Repeat the material below word for word and leave out all pictures.

### Supplied material

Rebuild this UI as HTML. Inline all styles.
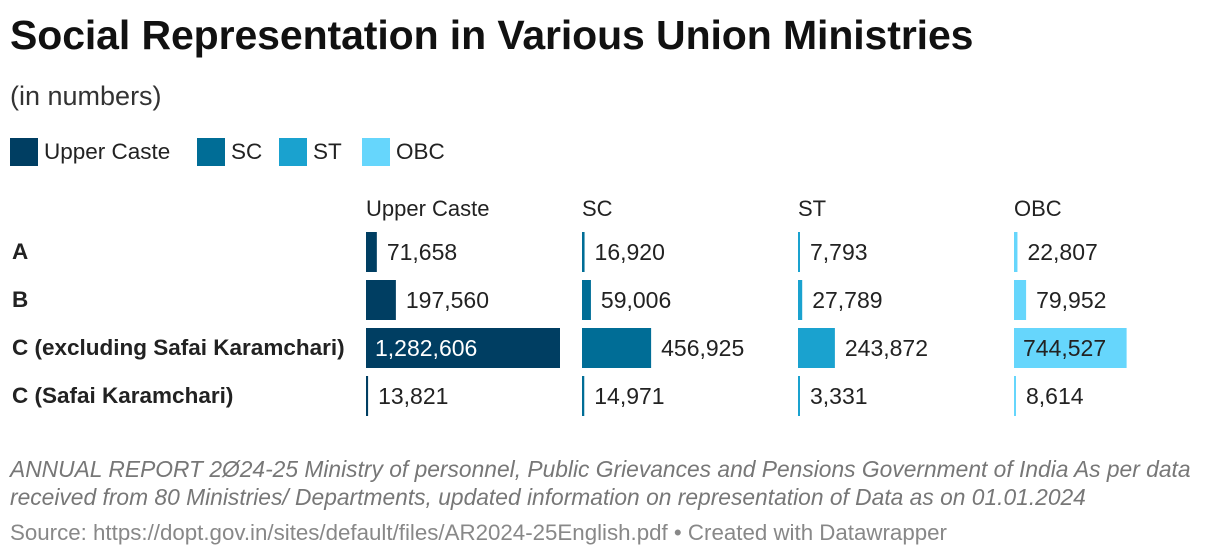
<!DOCTYPE html>
<html><head><meta charset="utf-8">
<style>
body{margin:0;background:#fff;width:1220px;height:558px;overflow:hidden;font-family:"Liberation Sans",sans-serif;color:#222;}
.t{position:absolute;white-space:nowrap}
</style></head>
<body>
<div class="t" style="left:10px;top:12px;font-size:41px;font-weight:bold;color:#111;letter-spacing:-0.1px">Social Representation in Various Union Ministries</div>
<div class="t" style="left:10px;top:81px;font-size:27px;color:#333">(in numbers)</div>
<div id="legend"></div>
<svg id="chart" width="1220" height="558" style="position:absolute;left:0;top:0"></svg>
<div class="t" style="left:10px;top:455px;font-size:22.8px;font-style:italic;color:#777;line-height:28px">ANNUAL REPORT 2Ø24-25 Ministry of personnel, Public Grievances and Pensions Government of India As per data<br>received from 80 Ministries/ Departments, updated information on representation of Data as on 01.01.2024</div>
<div class="t" style="left:10px;top:520px;font-size:22.3px;color:#888">Source: https://dopt.gov.in/sites/default/files/AR2024-25English.pdf • Created with Datawrapper</div>
<script>
const categories = ["A","B","C (excluding Safai Karamchari)","C (Safai Karamchari)"];
const seriesNames = ["Upper Caste","SC","ST","OBC"];
const upperCaste = [71658,197560,1282606,13821];
const sc = [16920,59006,456925,14971];
const st = [7793,27789,243872,3331];
const obc = [22807,79952,744527,8614];
const colors = ["#003e62","#006d96","#1aa2cf","#66d6fc"];
const series = [upperCaste, sc, st, obc];
const NS="http://www.w3.org/2000/svg";
const svg=document.getElementById('chart');
const maxV=Math.max(...series.flat());
const colX=i=>366+i*216;
const rowY=j=>232+j*48;
const xScale=v=>v/maxV*194;
function txt(x,y,s,attrs){const t=document.createElementNS(NS,'text');t.setAttribute('x',x);t.setAttribute('y',y);t.textContent=s;for(const k in attrs)t.setAttribute(k,attrs[k]);svg.appendChild(t);return t;}
const leg=document.getElementById('legend');
const legX=[10,197,279,362];
seriesNames.forEach((n,i)=>{
  const lx=legX[i];
  const sw=document.createElement('div');
  
  
  sw.style.cssText=`position:absolute;left:${lx}px;top:138px;width:28px;height:28px;background:${colors[i]}`;
  leg.appendChild(sw);
  const lb=document.createElement('div');
  lb.className='t';
  
  
  lb.style.cssText=`left:${lx+34}px;top:139px;font-size:22.5px;color:#222`;
  lb.textContent=n;
  leg.appendChild(lb);
});
categories.forEach((c,j)=>{
  const t=txt(12,rowY(j)+27,c,{'font-size':'22.5','font-weight':'bold','fill':'#222','font-family':'Liberation Sans, sans-serif'});
  
  
});
seriesNames.forEach((n,i)=>{
  const h=txt(colX(i),216,n,{'font-size':'22','fill':'#222','font-family':'Liberation Sans, sans-serif'});
  
  
  series[i].forEach((v,j)=>{
    const w=Math.max(2,xScale(v));
    const r=document.createElementNS(NS,'rect');
    r.setAttribute('x',colX(i));r.setAttribute('y',rowY(j));r.setAttribute('width',w);r.setAttribute('height',40);r.setAttribute('fill',colors[i]);
    
    
    svg.appendChild(r);
    const s=v.toLocaleString('en-US');
    const inside = w>110;
    const fill = inside ? (i===3?'#222':'#fff') : '#222';
    const lx2 = inside ? colX(i)+9 : colX(i)+w+10;
    const t=txt(lx2,rowY(j)+28,s,{'font-size':'23','fill':fill,'font-family':'Liberation Sans, sans-serif'});
    
    
  });
});
</script>
</body></html>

######

#### Task answer:
Rebuild this UI as HTML. Inline all styles.
<!DOCTYPE html>
<html><head><meta charset="utf-8">
<style>
body{margin:0;background:#fff;width:1220px;height:558px;overflow:hidden;font-family:"Liberation Sans",sans-serif;color:#222;}
.t{position:absolute;white-space:nowrap}
</style></head>
<body>
<div class="t" style="left:10px;top:12px;font-size:41px;font-weight:bold;color:#111;letter-spacing:-0.1px">Social Representation in Various Union Ministries</div>
<div class="t" style="left:10px;top:81px;font-size:27px;color:#333">(in numbers)</div>
<div id="legend"></div>
<svg id="chart" width="1220" height="558" style="position:absolute;left:0;top:0"></svg>
<div class="t" style="left:10px;top:455px;font-size:22.8px;font-style:italic;color:#777;line-height:28px">ANNUAL REPORT 2Ø24-25 Ministry of personnel, Public Grievances and Pensions Government of India As per data<br>received from 80 Ministries/ Departments, updated information on representation of Data as on 01.01.2024</div>
<div class="t" style="left:10px;top:520px;font-size:22.3px;color:#888">Source: https://dopt.gov.in/sites/default/files/AR2024-25English.pdf • Created with Datawrapper</div>
<script>
const categories = ["A","B","C (excluding Safai Karamchari)","C (Safai Karamchari)"];
const seriesNames = ["Upper Caste","SC","ST","OBC"];
const upperCaste = [71658,197560,1282606,13821];
const sc = [16920,59006,456925,14971];
const st = [7793,27789,243872,3331];
const obc = [22807,79952,744527,8614];
const colors = ["#003e62","#006d96","#1aa2cf","#66d6fc"];
const series = [upperCaste, sc, st, obc];
const NS="http://www.w3.org/2000/svg";
const svg=document.getElementById('chart');
const maxV=Math.max(...series.flat());
const colX=i=>366+i*216;
const rowY=j=>232+j*48;
const xScale=v=>v/maxV*194;
function txt(x,y,s,attrs){const t=document.createElementNS(NS,'text');t.setAttribute('x',x);t.setAttribute('y',y);t.textContent=s;for(const k in attrs)t.setAttribute(k,attrs[k]);svg.appendChild(t);return t;}
const leg=document.getElementById('legend');
const legX=[10,197,279,362];
seriesNames.forEach((n,i)=>{
  const lx=legX[i];
  const sw=document.createElement('div');
  
  
  sw.style.cssText=`position:absolute;left:${lx}px;top:138px;width:28px;height:28px;background:${colors[i]}`;
  leg.appendChild(sw);
  const lb=document.createElement('div');
  lb.className='t';
  
  
  lb.style.cssText=`left:${lx+34}px;top:139px;font-size:22.5px;color:#222`;
  lb.textContent=n;
  leg.appendChild(lb);
});
categories.forEach((c,j)=>{
  const t=txt(12,rowY(j)+27,c,{'font-size':'22.5','font-weight':'bold','fill':'#222','font-family':'Liberation Sans, sans-serif'});
  
  
});
seriesNames.forEach((n,i)=>{
  const h=txt(colX(i),216,n,{'font-size':'22','fill':'#222','font-family':'Liberation Sans, sans-serif'});
  
  
  series[i].forEach((v,j)=>{
    const w=Math.max(2,xScale(v));
    const r=document.createElementNS(NS,'rect');
    r.setAttribute('x',colX(i));r.setAttribute('y',rowY(j));r.setAttribute('width',w);r.setAttribute('height',40);r.setAttribute('fill',colors[i]);
    
    
    svg.appendChild(r);
    const s=v.toLocaleString('en-US');
    const inside = w>110;
    const fill = inside ? (i===3?'#222':'#fff') : '#222';
    const lx2 = inside ? colX(i)+9 : colX(i)+w+10;
    const t=txt(lx2,rowY(j)+28,s,{'font-size':'23','fill':fill,'font-family':'Liberation Sans, sans-serif'});
    
    
  });
});
</script>
</body></html>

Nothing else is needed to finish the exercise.